Interestingly enough, I have noticed that while people my age group seem incapable of turning their mobile phones off – or ignoring them – young people are fantastic at dissing incoming calls.
“Shouldn’t you take it?” I ask, looking at the phone that for the third time in five minutes is vibrating like mad on the kitchen table.
“If she really wants to talk to me, she’ll call again,” says son with a shrug.
Well excuse me, but seeing as the poor girl has called three consecutive times she clearly DOES want to tak to him, right?
“I don’t feel like it. Not now.” Son ambles off, texting as he goes.

The smart phone is a marvellous invention. It allows the poor in underdeveloped countries to leap-frog towards a modern future, it brings an affordable technology to people all across the globe. With a smart phone people can access internet and social media sites. Videos of happenings in one remote corner of the world can be shared in a matter of seconds, and these days there are very few blind spots left on our planet – mobile coverage is universal. But do we talk more with each other? Has communication truly improved? I’m not all that sure.

Still; the present technology has the benefit of connecting people. In the near future, people will become more and more redundant, as the machines start talking to each other. Is it only me, or does this development send a frisson of disquiet up more spines than mine? “The internet of things” is a term which encompasses this bright new future where the human interface becomes unnecessary. In some cases, this is probably a good thing, what with human error and all that, but do we really want to live our lives based on an artificially intelligent infrastructure?

Reading through this post, I am struck by an uncomfortable insight: when I was young I’d roll my eyes (discreetly, of course) when older relatives bemoaned the present day, their voices waxing lyrical as they reminisced about “the good old days”. Now I worry that I might be one of those enervating nostalgics, viewing the technological advances of our world with more scepticism than awe. Out of the corner of my eye, I catch my son rolling his eyes. At me!
“What?” I demand.
“Nothing,” he says with a little smile. As he passes my chair he stops to give me a hug. “Love you.”
So who cares if he rolls his eyes, right? And as long as people keep on saying that to each other, whether face to face or by phone, this world is a wonderful, marvellous place.

4 thoughts on “Smart phones, smart machines and smart sons”
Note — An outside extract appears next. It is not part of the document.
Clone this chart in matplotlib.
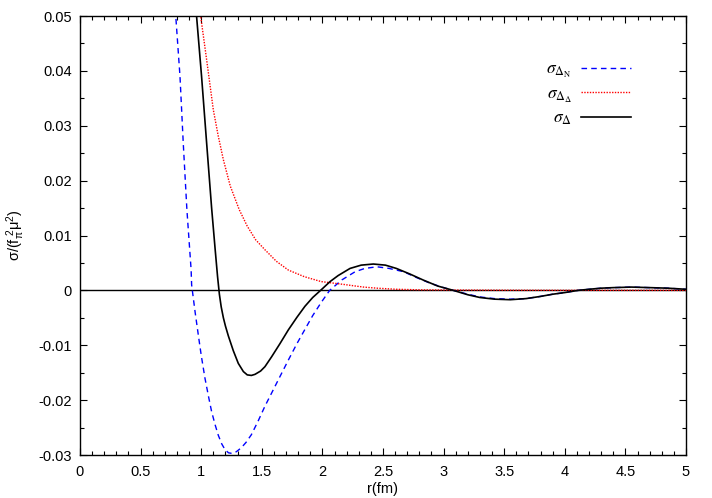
import matplotlib
matplotlib.use("Agg")
import matplotlib.pyplot as plt
from matplotlib.font_manager import FontProperties
from matplotlib.ticker import MultipleLocator

plt.rcParams['font.family'] = ['Liberation Sans', 'DejaVu Sans']
plt.rcParams['mathtext.fontset'] = 'custom'
plt.rcParams['mathtext.rm'] = 'Liberation Sans'
plt.rcParams['mathtext.it'] = 'Liberation Sans'

# sigma_Delta_N (blue dashed)
x_dn = [0.78, 0.79, 0.825, 0.852, 0.882, 0.917, 0.921, 0.95, 0.976, 1.00, 1.031, 1.06,
        1.086, 1.115, 1.141, 1.17, 1.196, 1.225, 1.251, 1.29, 1.33, 1.37, 1.414, 1.47,
        1.526, 1.595, 1.65, 1.719, 1.79, 1.856, 1.92, 1.99, 2.06, 2.16, 2.27, 2.35, 2.45,
        2.55, 2.67, 2.78, 2.89, 3.00, 3.08, 3.20, 3.30, 3.42, 3.55, 3.68, 3.80, 3.90,
        4.00, 4.11, 4.20, 4.30, 4.40, 4.55, 4.70, 4.85, 5.00]
y_dn = [0.0530, 0.0500, 0.0390, 0.0268, 0.0147, 0.0037, 0.0010, -0.0040, -0.0081, -0.0118,
        -0.0160, -0.0193, -0.0221, -0.0245, -0.0264, -0.0280, -0.0290, -0.0296, -0.0297,
        -0.0294, -0.0287, -0.0277, -0.0263, -0.0238, -0.0211, -0.0181, -0.0157, -0.0127,
        -0.0097, -0.0071, -0.0046, -0.0022, 0.0000, 0.0019, 0.0034, 0.0040, 0.0043,
        0.0040, 0.0034, 0.0023, 0.0013, 0.0005, 0.0000, -0.0007, -0.0012, -0.0015,
        -0.0016, -0.0015, -0.0011, -0.0007, -0.0004, 0.0000, 0.0002, 0.0004, 0.0005,
        0.0006, 0.0005, 0.0004, 0.0002]

# sigma_Delta_Delta (red dotted)
x_dd = [0.985, 0.996, 1.045, 1.10, 1.14, 1.183, 1.24, 1.314, 1.38, 1.45, 1.526, 1.62,
        1.719, 1.85, 1.99, 2.063, 2.17, 2.27, 2.34, 2.45, 2.61, 2.80, 3.00, 3.50, 4.00, 5.00]
y_dd = [0.0518, 0.0499, 0.0420, 0.0329, 0.0282, 0.0238, 0.0190, 0.0147, 0.0117, 0.0092,
        0.0074, 0.0053, 0.0037, 0.0025, 0.0016, 0.0014, 0.0011, 0.0008, 0.0006, 0.0004,
        0.0002, 0.0001, 0.00007, 0.00003, 0.00001, 0.0]

# sigma_Delta (black solid)
x_d = [0.955, 0.962, 1.003, 1.045, 1.086, 1.115, 1.135, 1.15, 1.165, 1.183, 1.20, 1.224,
       1.265, 1.306, 1.348, 1.38, 1.414, 1.444, 1.49, 1.526, 1.581, 1.65, 1.719, 1.79,
       1.856, 1.92, 1.99, 2.063, 2.13, 2.228, 2.32, 2.42, 2.52, 2.61, 2.72, 2.83, 2.95,
       3.08, 3.20, 3.30, 3.42, 3.55, 3.68, 3.80, 3.90, 4.00, 4.11, 4.20, 4.30, 4.40,
       4.55, 4.70, 4.85, 5.00]
y_d = [0.0520, 0.0499, 0.0390, 0.0268, 0.0150, 0.0075, 0.0025, -0.0007, -0.0030, -0.0050,
       -0.0065, -0.0083, -0.0110, -0.0133, -0.0148, -0.0154, -0.0155, -0.0153, -0.0147,
       -0.0139, -0.0121, -0.0097, -0.0072, -0.0049, -0.0029, -0.0013, 0.0001, 0.0016,
       0.0027, 0.0040, 0.0046, 0.0048, 0.0046, 0.0040, 0.0030, 0.0019, 0.0008, 0.0000,
       -0.0008, -0.0013, -0.0016, -0.0017, -0.0015, -0.0011, -0.0007, -0.0004, 0.0000,
       0.0002, 0.0004, 0.0005, 0.0006, 0.0005, 0.0004, 0.0002]

x_ticks = [0, 0.5, 1, 1.5, 2, 2.5, 3, 3.5, 4, 4.5, 5]
x_ticklabels = ['0', '0.5', '1', '1.5', '2', '2.5', '3', '3.5', '4', '4.5', '5']
y_ticks = [-0.03, -0.02, -0.01, 0, 0.01, 0.02, 0.03, 0.04, 0.05]
y_ticklabels = ['-0.03', '-0.02', '-0.01', '0', '0.01', '0.02', '0.03', '0.04', '0.05']

fig = plt.figure(figsize=(7.12, 4.98), dpi=100)
ax = fig.add_axes([80/712, 1-455/498, 606/712, 439/498])

ax.axhline(0, color='black', lw=1.0, zorder=1)
ax.plot(x_dn, y_dn, color='#0000ff', lw=1.0, linestyle=(0, (4, 3)),
        label=r'$\sigma_{\Delta_\mathrm{N}}$')
ax.plot(x_dd, y_dd, color='#ff0000', lw=1.0, linestyle=(0, (1, 1)),
        label=r'$\sigma_{\Delta_\Delta}$')
ax.plot(x_d, y_d, color='black', lw=1.2, label=r'$\sigma_{\Delta}$')

ax.set_xlim(0, 5)
ax.set_ylim(-0.03, 0.05)
ax.set_xticks(x_ticks)
ax.set_xticklabels(x_ticklabels)
ax.set_yticks(y_ticks)
ax.set_yticklabels(y_ticklabels)
ax.xaxis.set_minor_locator(MultipleLocator(0.1))
ax.yaxis.set_minor_locator(MultipleLocator(0.005))
ax.tick_params(which='both', direction='in', top=True, right=True, labelsize=10.5)
ax.tick_params(which='major', length=5, width=0.8)
ax.tick_params(which='minor', length=3, width=0.8)
ax.tick_params(axis='x', pad=7)
ax.tick_params(axis='y', pad=6)
for s in ax.spines.values():
    s.set_linewidth(1.0)

ax.set_xlabel('r(fm)', fontsize=10.5, labelpad=2)
ax.set_ylabel(r'σ/(f$_\pi^{\ 2}$μ$^2$)', fontsize=10.5, labelpad=8)

leg = ax.legend(loc='upper right', bbox_to_anchor=((631-80)/606, 1-(62-16)/439),
                frameon=False, markerfirst=False, handlelength=2.9, handletextpad=0.5,
                borderpad=0, borderaxespad=0, labelspacing=0.35,
                prop=FontProperties(family='Liberation Serif', size=12.5, math_fontfamily='stix'))

fig.savefig('out.png', dpi=100)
  1. Love the post Anna. This phenomenon is occurring all over the globe. It is rare to see anyone here under the age of 70 without some sort of cell phone, even my 80 year old aunt has a flip-phone, not the highest tech, but a cell phone none-the-less. Then there are the teens, of which I still have one that would, as you mentioned, rather text than talk. Rarely does she call me preferring rather to text a three page note that could have easily been said with a 30 second phone call. I know it takes me more than 30 seconds to type that amount of text, but maybe not her. Thinking about the original cell phones, I too am old enough to remember them. I don’t know if you have ever seen the original Lethal Weapon movie with Mel Gibson and Danny Glover, but there is a scene in there where Danny Glover is carrying a big battery pack with a cord and handset attached to it, what a cell phone…ahhh the good old days. 🙂

    1. I know exactly what scene you refer to. And I still recall the day my then employer presented me with a “portable” computer, an Olivetti that had a 4″ screen and weighed like 8 kilos (twenty pounds or so) Portable? I nearly sprained my shoulder lugging that around, on top of all the other stuff I, as the junior auditor, was supposed to carry!

      1. I know exactly what you mean. I was a programmer many years ago and worked on one with what I believe was a 4″ screen and…wait for it…dual 5 1/4″ floppy drives. I remember the text that displayed on the screen was an orange/red color, very odd. Now that was living.